(The exercise)
Everything from the first line of the data through the line with "-6.059, -6.435, -6.576]" is to be echoed exactly, minus the pictures.

**********

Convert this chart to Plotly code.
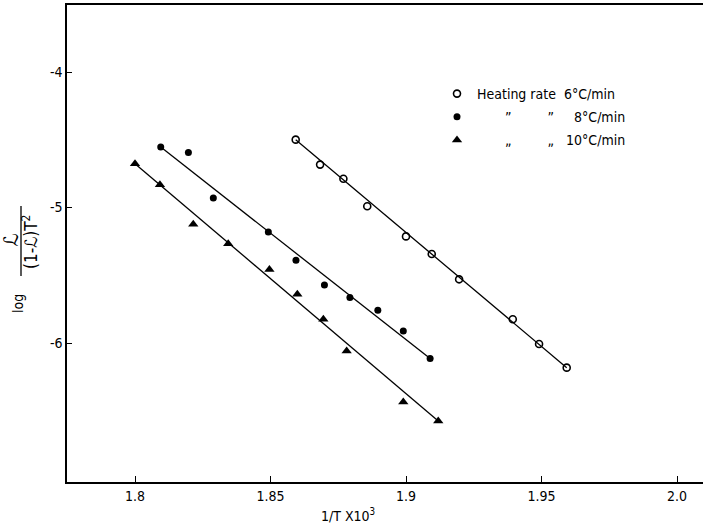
import plotly.graph_objects as go

# ---- data ----
x6 = [1.8593, 1.8683, 1.8769, 1.8857, 1.9000, 1.9095, 1.9196, 1.9394, 1.9491, 1.9593]
y6 = [-4.499, -4.683, -4.787, -4.991, -5.213, -5.343, -5.530, -5.825, -6.007, -6.182]

x8 = [1.8095, 1.8197, 1.8289, 1.8492, 1.8594, 1.8699, 1.8793, 1.8896, 1.8990, 1.9089]
y8 = [-4.553, -4.593, -4.930, -5.181, -5.390, -5.572, -5.665, -5.759, -5.911, -6.115]

x10 = [1.8000, 1.8092, 1.8215, 1.8344, 1.8496, 1.8599, 1.8695, 1.8781, 1.8990, 1.9119]
y10 = [-4.676, -4.831, -5.124, -5.267, -5.458, -5.641, -5.825, -6.059, -6.435, -6.576]

# fitted straight lines (end points)
fit6_x = [1.8593, 1.9593]
fit6_y = [-4.499, -6.182]
fit8_x = [1.8095, 1.9089]
fit8_y = [-4.553, -6.115]
fit10_x = [1.8000, 1.9119]
fit10_y = [-4.676, -6.576]

xtick_vals = [1.80, 1.85, 1.90, 1.95, 2.00]
xtick_text = ["1.8", "1.85", "1.9", "1.95", "2.0"]
ytick_vals = [-4, -5, -6]
ytick_text = ["-4", "-5", "-6"]

NB = "\u00a0"
names = [
    "Heating rate  6°C/min",
    NB * 7 + "”" + NB * 9 + "”" + NB * 5 + "8°C/min",
    NB * 7 + "„" + NB * 9 + "„" + NB * 3 + "10°C/min",
]

FONT = "DejaVu Sans Condensed, DejaVu Sans, sans-serif"
W, H = 703, 528
L, R, T, B = 67, 0, 5, 46
PW, PH = W - L - R, H - T - B

def px(x):
    return (x - L) / PW

def py(y):
    return (H - B - y) / PH

fig = go.Figure()
line_style = dict(color="black", width=1.3)
for fx, fy in [(fit6_x, fit6_y), (fit8_x, fit8_y), (fit10_x, fit10_y)]:
    fig.add_trace(go.Scatter(x=fx, y=fy, mode="lines", line=line_style,
                             showlegend=False, hoverinfo="skip"))

fig.add_trace(go.Scatter(x=x6, y=y6, mode="markers", name=names[0], legendgroup="a",
                         marker=dict(symbol="circle-open", size=7, color="black",
                                     line=dict(width=1.6, color="black"))))
fig.add_trace(go.Scatter(x=x8, y=y8, mode="markers", name=names[1], legendgroup="b",
                         marker=dict(symbol="circle", size=7, color="black")))
fig.add_trace(go.Scatter(x=x10, y=y10, mode="markers", name=names[2], legendgroup="c",
                         marker=dict(symbol="triangle-up", size=9, color="black")))

fig.update_xaxes(range=[1.77491, 2.00959], showline=True, linecolor="black", linewidth=1.5,
                 mirror=True, ticks="inside", ticklen=6, tickwidth=1.2, tickcolor="black",
                 tickvals=xtick_vals, ticktext=xtick_text, showgrid=False, zeroline=False,
                 tickfont=dict(family=FONT, size=14, color="black"))
fig.update_yaxes(range=[-7.026, -3.505], showline=True, linecolor="black", linewidth=1.5,
                 mirror=False, ticks="inside", ticklen=5, tickwidth=1.2, tickcolor="black",
                 tickvals=ytick_vals, ticktext=ytick_text, showgrid=False, zeroline=False,
                 tickfont=dict(family=FONT, size=14, color="black"))

ann = [
    dict(text="1/T X10<sup>3</sup>", x=px(348), y=py(515), size=14, angle=0),
    dict(text="log", x=px(18), y=py(304), size=14, angle=-90),
    dict(text="ℒ", x=px(11), y=py(240), size=20, angle=-90),
    dict(text="(1-ℒ)T<sup>2</sup>", x=px(30), y=py(242), size=17, angle=-90),
]
for a in ann:
    fig.add_annotation(text=a["text"], x=a["x"], y=a["y"], xref="paper", yref="paper",
                       showarrow=False, textangle=a["angle"], xanchor="center",
                       yanchor="middle", font=dict(family=FONT, size=a["size"], color="black"))

fig.add_shape(type="line", xref="paper", yref="paper", x0=px(21), x1=px(21),
              y0=py(206), y1=py(276), line=dict(color="black", width=1.3))

fig.update_layout(
    width=W, height=H, margin=dict(l=L, r=R, t=T, b=B),
    paper_bgcolor="white", plot_bgcolor="white",
    legend=dict(x=px(437), y=py(78), xanchor="left", yanchor="top",
                font=dict(family=FONT, size=14, color="black"),
                bgcolor="rgba(0,0,0,0)", tracegroupgap=2, itemwidth=30),
)

fig.write_html("out.html")
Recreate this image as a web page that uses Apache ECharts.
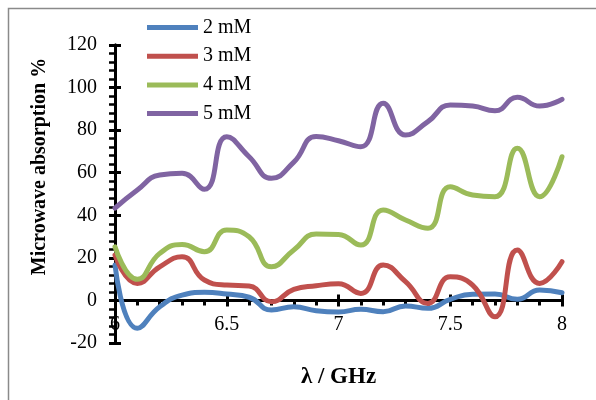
<!DOCTYPE html>
<html>
<head>
<meta charset="utf-8">
<script src="https://cdn.jsdelivr.net/npm/echarts@6/dist/echarts.min.js"></script>
<style>html,body{margin:0;padding:0;background:#fff}#c{width:596px;height:400px}</style>
</head>
<body>
<div id="c"></div>
<script>
const freqs = [6.0,6.1,6.2,6.3,6.4,6.5,6.6,6.7,6.8,6.9,7.0,7.1,7.2,7.3,7.4,7.5,7.6,7.7,7.8,7.9,8.0];
const s2mM = [16.6,-13.1,-3.0,2.5,3.8,3.0,1.5,-4.5,-3.0,-4.8,-5.4,-4.2,-5.3,-2.6,-3.7,0.5,2.9,3.0,0.5,4.9,3.6];
const s3mM = [21.3,8.0,15.8,20.5,9.6,7.2,6.8,-0.6,5.2,6.9,7.8,3.3,16.6,8.8,-1.4,11.1,7.2,-7.7,23.7,8.0,18.2];
const s4mM = [25.2,9.9,22.1,26.3,22.9,33.1,29.9,15.8,23.7,31.2,31.0,26.0,42.5,37.8,33.9,53.4,49.5,48.7,71.5,48.7,67.5];
const s5mM = [43.4,51.9,58.9,59.7,52.2,76.9,67.5,57.4,65.0,77.0,75.0,72.2,92.6,77.7,84.0,91.8,91.3,89.1,95.4,91.3,94.5];
const seriesNames = ['2 mM','3 mM','4 mM','5 mM'];
const seriesData = [s2mM, s3mM, s4mM, s5mM];
const colors = ['#4F81BD','#C0504D','#9BBB59','#8064A2'];
const xTitle = 'λ / GHz';
const yTitle = 'Microwave absorption %';
const X_MIN = 6, X_MAX = 8, X_INT = 0.5;
const Y_MIN = -20, Y_MAX = 120, Y_INT = 20;

const FONT = '"Liberation Serif", "Times New Roman", serif';
const chart = echarts.init(document.getElementById('c'), null, {renderer:'canvas'});

const gridRect = {left:115, top:45, width:447, height:298, containLabel:false, outerBoundsMode:'none'};
// move the x axis line up from the grid bottom to the y = 0 position
const zeroOffset = -gridRect.height * (0 - Y_MIN) / (Y_MAX - Y_MIN);

const option = {
  animation:false,
  backgroundColor:'#fff',
  grid: [Object.assign({}, gridRect), Object.assign({}, gridRect)],
  legend: {
    orient:'vertical', left:147, top:17.5, padding:0,
    itemWidth:51, itemHeight:5, itemGap:8.7, icon:'rect',
    data: seriesNames,
    textStyle:{fontFamily:FONT, fontSize:20, color:'#000', lineHeight:20}
  },
  xAxis: [
    {gridIndex:0, type:'value', min:X_MIN, max:X_MAX, interval:X_INT, position:'bottom', offset:zeroOffset,
     axisLine:{onZero:false, lineStyle:{color:'#000', width:3}},
     axisTick:{show:true, inside:false, length:6, lineStyle:{color:'#000', width:3}},
     minorTick:{show:true, splitNumber:5, length:5, lineStyle:{color:'#000', width:3}},
     splitLine:{show:false},
     axisLabel:{fontFamily:FONT, fontSize:20, color:'#000', margin:14,
       formatter: v => String(v)},
     name: xTitle, nameLocation:'middle', nameGap:65,
     nameTextStyle:{fontFamily:FONT, fontSize:23, fontWeight:'bold', color:'#000'}
    },
    {gridIndex:1, type:'value', min:X_MIN, max:X_MAX, interval:X_INT, position:'bottom', offset:zeroOffset,
     axisLine:{onZero:false, lineStyle:{color:'#000', width:3}},
     axisTick:{show:true, inside:true, length:6, lineStyle:{color:'#000', width:3}},
     splitLine:{show:false}, axisLabel:{show:false}
    }
  ],
  yAxis: [
    {gridIndex:0, type:'value', min:Y_MIN, max:Y_MAX, interval:Y_INT,
     axisLine:{show:true, onZero:false, lineStyle:{color:'#000', width:3}},
     axisTick:{show:true, inside:false, length:6, lineStyle:{color:'#000', width:3}},
     minorTick:{show:true, splitNumber:5, length:6, lineStyle:{color:'#000', width:2.5}},
     splitLine:{show:false},
     axisLabel:{fontFamily:FONT, fontSize:20, color:'#000', margin:18}
    },
    {gridIndex:1, type:'value', min:Y_MIN, max:Y_MAX, interval:Y_INT,
     axisLine:{show:true, onZero:false, lineStyle:{color:'#000', width:3}},
     axisTick:{show:true, inside:true, length:6, lineStyle:{color:'#000', width:3}},
     splitLine:{show:false}, axisLabel:{show:false}
    }
  ],
  graphic: [
    {type:'rect', shape:{x:8.5, y:8.5, width:800, height:800}, silent:true, z:-10,
     style:{fill:'none', stroke:'#8a8a8a', lineWidth:1.5}},
    {type:'text', x:40, y:166.5, rotation:Math.PI/2,
     style:{text:yTitle, font:'bold 20px ' + FONT, fill:'#000', textAlign:'center', textVerticalAlign:'middle'}}
  ],
  series: seriesNames.map((n,i) => ({
    name:n, type:'line', xAxisIndex:0, yAxisIndex:0,
    data: freqs.map((f,j) => [f, seriesData[i][j]]),
    smooth:0.5, symbol:'none', showSymbol:false,
    color: colors[i],
    lineStyle:{width:5, color:colors[i], cap:'round'},
    z: 2
  }))
};
chart.setOption(option);
</script>
</body>
</html>
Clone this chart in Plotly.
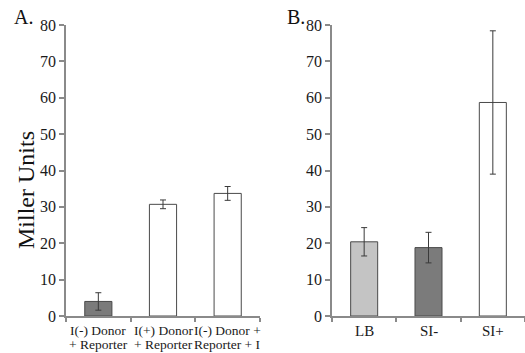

**********

(Correct output)
Convert this chart to Plotly code.
import plotly.graph_objects as go

# ---- data ----
x6 = [1.8593, 1.8683, 1.8769, 1.8857, 1.9000, 1.9095, 1.9196, 1.9394, 1.9491, 1.9593]
y6 = [-4.499, -4.683, -4.787, -4.991, -5.213, -5.343, -5.530, -5.825, -6.007, -6.182]

x8 = [1.8095, 1.8197, 1.8289, 1.8492, 1.8594, 1.8699, 1.8793, 1.8896, 1.8990, 1.9089]
y8 = [-4.553, -4.593, -4.930, -5.181, -5.390, -5.572, -5.665, -5.759, -5.911, -6.115]

x10 = [1.8000, 1.8092, 1.8215, 1.8344, 1.8496, 1.8599, 1.8695, 1.8781, 1.8990, 1.9119]
y10 = [-4.676, -4.831, -5.124, -5.267, -5.458, -5.641, -5.825, -6.059, -6.435, -6.576]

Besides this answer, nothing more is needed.